The fact of the matter is that when it comes to food and enjoying it, I feel like I have earned that right because of all the physical activity I commit myself to. I figure I’ll burn it off, or will burn it off because of the line of work I happen to be in. Between weight training, yoga, and dancing and playing trombone on gigs, I usually am not concerned about gaining weight on account of my eating habits, which are not that unhealthy, but at times arguably excessive. When I stop being so physical in my career, I’m sure I’ll have to change up my eating habits. I actually have found that as I have gotten older, I do not have to eat as much, often skipping breakfast, but that might be because I end up eating before I fall asleep so late at night that the food from the night before is still in me for the first part of the day. I know they say it’s not that healthy but it feels fine for me for now.
I did not have as guilt free a relationship with Internet porn as I have had with food. I did not have as guilt free a relationship with sex in general as I did with food. While food often seemed to be a separate prize from working hard for status, in my mind sex and porn, while as enjoyable, were very much parts of the process of working hard towards status. Besides the guilt associated from being caught masturbating, I often felt guilt for wasting my orgasms on a computer or my imagination instead of using that energy more constructively in my relationships with women.
I had not had a steady relationship aside from my two main off and on ones, and a sprinkling of hookups from gigs in the city and on the road. I did not let myself go, out of fear of losing control, and not being enough of a man. I based most of my sense of self worth on my ability to seduce women and my ability to give orgasms while controlling my own. Just like my performances on trombone and dancing, I wanted to consistently satisfy any attractive woman that would have me. If I failed I would usually end up being upset and especially in those early years, either talk about the first time I ever failed at trying to lose my virginity, or talk about my sister’s death.

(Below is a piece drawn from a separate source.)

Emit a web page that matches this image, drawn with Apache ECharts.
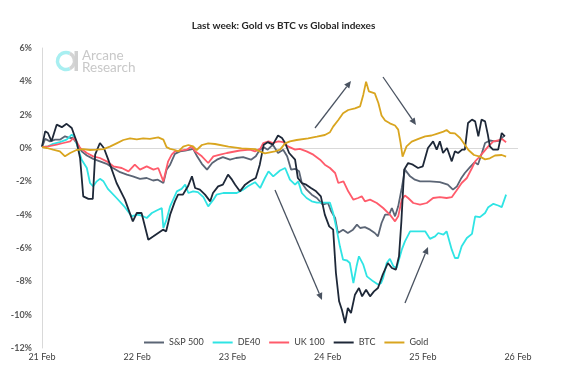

I really beat myself up when I would reach my orgasm before the girl would. Even thought now I was consistently enjoying women, and reaching orgasm, for the first years in NYC I wanted to control my own better so that I would not finish before the girl had “gotten hers”. I ended up buying books like The Multi-Orgasmic Man, and ESO, and tried these exercises. I did some of them wrong. (Please use caution when reading the next sentences. They are pretty graphic.) I would practice “PC pullups” with a towel, where you place a towel on your erection and try to lift it by flexing your puboccygeus muscle (or “taint”). I would also practice to see how long I could pleasure myself before I could no longer hold back. When I would practice with Internet porn or when with a girl, I would find myself so adamant to CONTROL myself after reading these books, including scrotal tugs, grabbing the base of the shaft of my penis, that a few times I ended up ejaculating into my bladder, which wasn’t the biggest deal but it started me on the wrong path of micromanaging my sex life just like my training for my career.